## BEGIN ENTRIES SUPPLIED

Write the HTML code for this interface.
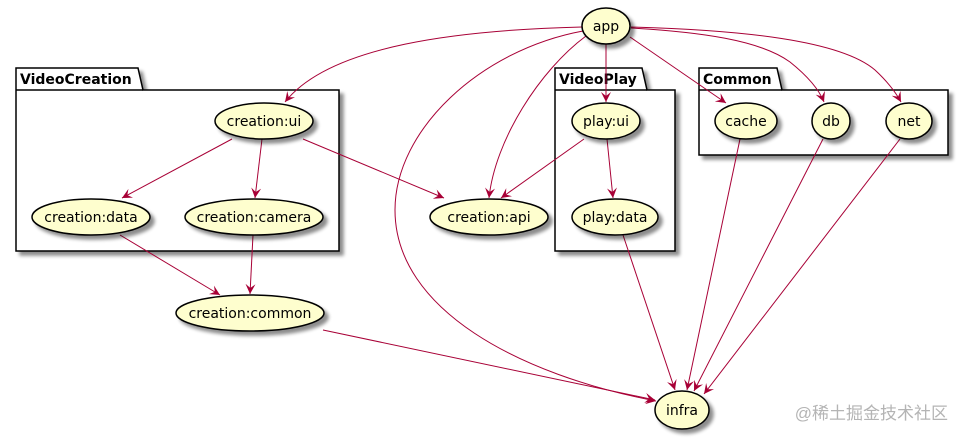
<!DOCTYPE html>
<html><head><meta charset="utf-8"><style>
html,body{margin:0;padding:0;background:#fff;}
svg{display:block;}
text{font-family:"DejaVu Sans","Liberation Sans",sans-serif;}
</style></head><body>
<svg width="964" height="438" viewBox="0 0 964 438" xmlns="http://www.w3.org/2000/svg">
<defs>
<filter id="sh" x="-20%" y="-20%" width="150%" height="160%">
<feGaussianBlur in="SourceAlpha" stdDeviation="1.8"/>
<feOffset dx="4" dy="4" result="b"/>
<feComponentTransfer><feFuncA type="linear" slope="0.45"/></feComponentTransfer>
<feMerge><feMergeNode/><feMergeNode in="SourceGraphic"/></feMerge>
</filter>
<marker id="ar" viewBox="0 0 10 10" refX="10" refY="5" markerWidth="10" markerHeight="10" markerUnits="userSpaceOnUse" orient="auto">
<path d="M0,0 L10,5 L0,10 L4,5 z" fill="#A80036"/>
</marker>
</defs>

<!-- packages -->
<g filter="url(#sh)" fill="#fff" stroke="#000" stroke-width="1.5">
<path d="M16,90 L16,68 L138,68 L143,90 L339,90 L339,251 L16,251 Z"/>
<path d="M555,90 L555,68 L642,68 L647,90 L675,90 L675,251 L555,251 Z"/>
<path d="M699,90 L699,68 L777,68 L782,90 L948,90 L948,155 L699,155 Z"/>
</g>
<g stroke="#000" stroke-width="1.5"><line x1="16" y1="90" x2="143" y2="90"/><line x1="555" y1="90" x2="647" y2="90"/><line x1="699" y1="90" x2="782" y2="90"/></g>
<g font-weight="bold" font-size="14" fill="#000">
<text x="20" y="84">VideoCreation</text>
<text x="559" y="84">VideoPlay</text>
<text x="703" y="84">Common</text>
</g>

<!-- edges -->
<g fill="none" stroke="#A80036" stroke-width="1" marker-end="url(#ar)">
<path d="M582,27 C460,30 330,45 285,102"/>
<path d="M586,36 C540,70 495,140 489,198"/>
<path d="M583,31 C480,50 395,130 395,210 C395,310 520,375 656,401"/>
<path d="M606,44 L606,102"/>
<path d="M630,37 L726,103"/>
<path d="M631,28 C700,32 760,40 790,62 C810,78 820,92 824,102"/>
<path d="M631,27 C740,30 840,40 875,70 C888,82 896,93 901,102"/>
<path d="M232,139 L122,198"/>
<path d="M262,139 L255,198"/>
<path d="M303,139 L444,198"/>
<path d="M584,139 L501,198"/>
<path d="M607,139 L613,198"/>
<path d="M120,235 L220,295"/>
<path d="M253,235 L250,294"/>
<path d="M323,330 L655,400"/>
<path d="M623,235 L675,390"/>
<path d="M740,139 L687,390"/>
<path d="M823,139 L694,391"/>
<path d="M900,139 L704,394"/>
</g>

<!-- nodes -->
<g filter="url(#sh)" fill="#FEFECE" stroke="#000" stroke-width="1.5">
<ellipse cx="606" cy="26" rx="24" ry="18"/>
<ellipse cx="264" cy="121" rx="49" ry="18"/>
<ellipse cx="91" cy="217" rx="59" ry="18"/>
<ellipse cx="254" cy="217" rx="69" ry="18"/>
<ellipse cx="489" cy="217" rx="59" ry="18"/>
<ellipse cx="250" cy="313" rx="74" ry="18"/>
<ellipse cx="606" cy="121" rx="34" ry="18"/>
<ellipse cx="615" cy="217" rx="43" ry="18"/>
<ellipse cx="746" cy="121" rx="31" ry="18"/>
<ellipse cx="831" cy="121" rx="19" ry="18"/>
<ellipse cx="909" cy="121" rx="23" ry="18"/>
<ellipse cx="682" cy="410" rx="27" ry="19"/>
</g>
<g font-size="14" fill="#000" text-anchor="middle">
<text x="606" y="31">app</text>
<text x="264" y="126">creation:ui</text>
<text x="91" y="222">creation:data</text>
<text x="254" y="222">creation:camera</text>
<text x="489" y="222">creation:api</text>
<text x="250" y="318">creation:common</text>
<text x="606" y="126">play:ui</text>
<text x="615" y="222">play:data</text>
<text x="746" y="126">cache</text>
<text x="831" y="126">db</text>
<text x="909" y="126">net</text>
<text x="682" y="415">infra</text>
</g>
<text x="948" y="419" text-anchor="end" font-size="17" fill="#b4b4b4" style='font-family:"Liberation Sans","Noto Sans CJK SC",sans-serif'>@稀土掘金技术社区</text>
</svg>
</body></html>
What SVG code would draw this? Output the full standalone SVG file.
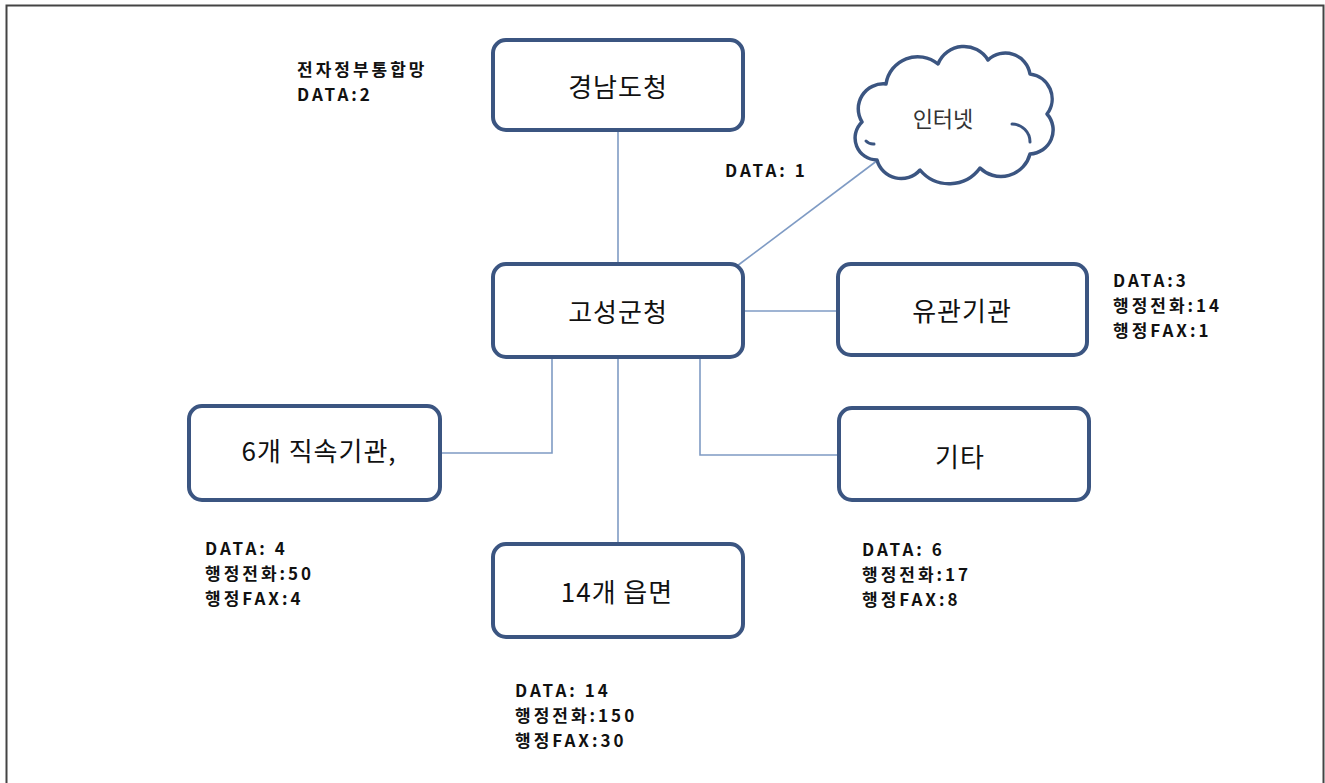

## END ENTRIES SUPPLIED

GIVEN REQUEST: Nothing in the entries should change as you copy them, except that the pictures are left out.

THE RESULT:
Write the HTML code for this interface.
<!DOCTYPE html>
<html><head><meta charset="utf-8"><style>
html,body{margin:0;padding:0;background:#fff;}
svg{display:block;}
text{font-family:"DejaVu Sans","Liberation Sans",sans-serif;}
</style></head><body>
<svg width="964" height="438" viewBox="0 0 964 438" xmlns="http://www.w3.org/2000/svg">
<defs>
<filter id="sh" x="-20%" y="-20%" width="150%" height="160%">
<feGaussianBlur in="SourceAlpha" stdDeviation="1.8"/>
<feOffset dx="4" dy="4" result="b"/>
<feComponentTransfer><feFuncA type="linear" slope="0.45"/></feComponentTransfer>
<feMerge><feMergeNode/><feMergeNode in="SourceGraphic"/></feMerge>
</filter>
<marker id="ar" viewBox="0 0 10 10" refX="10" refY="5" markerWidth="10" markerHeight="10" markerUnits="userSpaceOnUse" orient="auto">
<path d="M0,0 L10,5 L0,10 L4,5 z" fill="#A80036"/>
</marker>
</defs>

<!-- packages -->
<g filter="url(#sh)" fill="#fff" stroke="#000" stroke-width="1.5">
<path d="M16,90 L16,68 L138,68 L143,90 L339,90 L339,251 L16,251 Z"/>
<path d="M555,90 L555,68 L642,68 L647,90 L675,90 L675,251 L555,251 Z"/>
<path d="M699,90 L699,68 L777,68 L782,90 L948,90 L948,155 L699,155 Z"/>
</g>
<g stroke="#000" stroke-width="1.5"><line x1="16" y1="90" x2="143" y2="90"/><line x1="555" y1="90" x2="647" y2="90"/><line x1="699" y1="90" x2="782" y2="90"/></g>
<g font-weight="bold" font-size="14" fill="#000">
<text x="20" y="84">VideoCreation</text>
<text x="559" y="84">VideoPlay</text>
<text x="703" y="84">Common</text>
</g>

<!-- edges -->
<g fill="none" stroke="#A80036" stroke-width="1" marker-end="url(#ar)">
<path d="M582,27 C460,30 330,45 285,102"/>
<path d="M586,36 C540,70 495,140 489,198"/>
<path d="M583,31 C480,50 395,130 395,210 C395,310 520,375 656,401"/>
<path d="M606,44 L606,102"/>
<path d="M630,37 L726,103"/>
<path d="M631,28 C700,32 760,40 790,62 C810,78 820,92 824,102"/>
<path d="M631,27 C740,30 840,40 875,70 C888,82 896,93 901,102"/>
<path d="M232,139 L122,198"/>
<path d="M262,139 L255,198"/>
<path d="M303,139 L444,198"/>
<path d="M584,139 L501,198"/>
<path d="M607,139 L613,198"/>
<path d="M120,235 L220,295"/>
<path d="M253,235 L250,294"/>
<path d="M323,330 L655,400"/>
<path d="M623,235 L675,390"/>
<path d="M740,139 L687,390"/>
<path d="M823,139 L694,391"/>
<path d="M900,139 L704,394"/>
</g>

<!-- nodes -->
<g filter="url(#sh)" fill="#FEFECE" stroke="#000" stroke-width="1.5">
<ellipse cx="606" cy="26" rx="24" ry="18"/>
<ellipse cx="264" cy="121" rx="49" ry="18"/>
<ellipse cx="91" cy="217" rx="59" ry="18"/>
<ellipse cx="254" cy="217" rx="69" ry="18"/>
<ellipse cx="489" cy="217" rx="59" ry="18"/>
<ellipse cx="250" cy="313" rx="74" ry="18"/>
<ellipse cx="606" cy="121" rx="34" ry="18"/>
<ellipse cx="615" cy="217" rx="43" ry="18"/>
<ellipse cx="746" cy="121" rx="31" ry="18"/>
<ellipse cx="831" cy="121" rx="19" ry="18"/>
<ellipse cx="909" cy="121" rx="23" ry="18"/>
<ellipse cx="682" cy="410" rx="27" ry="19"/>
</g>
<g font-size="14" fill="#000" text-anchor="middle">
<text x="606" y="31">app</text>
<text x="264" y="126">creation:ui</text>
<text x="91" y="222">creation:data</text>
<text x="254" y="222">creation:camera</text>
<text x="489" y="222">creation:api</text>
<text x="250" y="318">creation:common</text>
<text x="606" y="126">play:ui</text>
<text x="615" y="222">play:data</text>
<text x="746" y="126">cache</text>
<text x="831" y="126">db</text>
<text x="909" y="126">net</text>
<text x="682" y="415">infra</text>
</g>
<text x="948" y="419" text-anchor="end" font-size="17" fill="#b4b4b4" style='font-family:"Liberation Sans","Noto Sans CJK SC",sans-serif'>@稀土掘金技术社区</text>
</svg>
</body></html>
What SVG code would draw this? Output the full standalone SVG file.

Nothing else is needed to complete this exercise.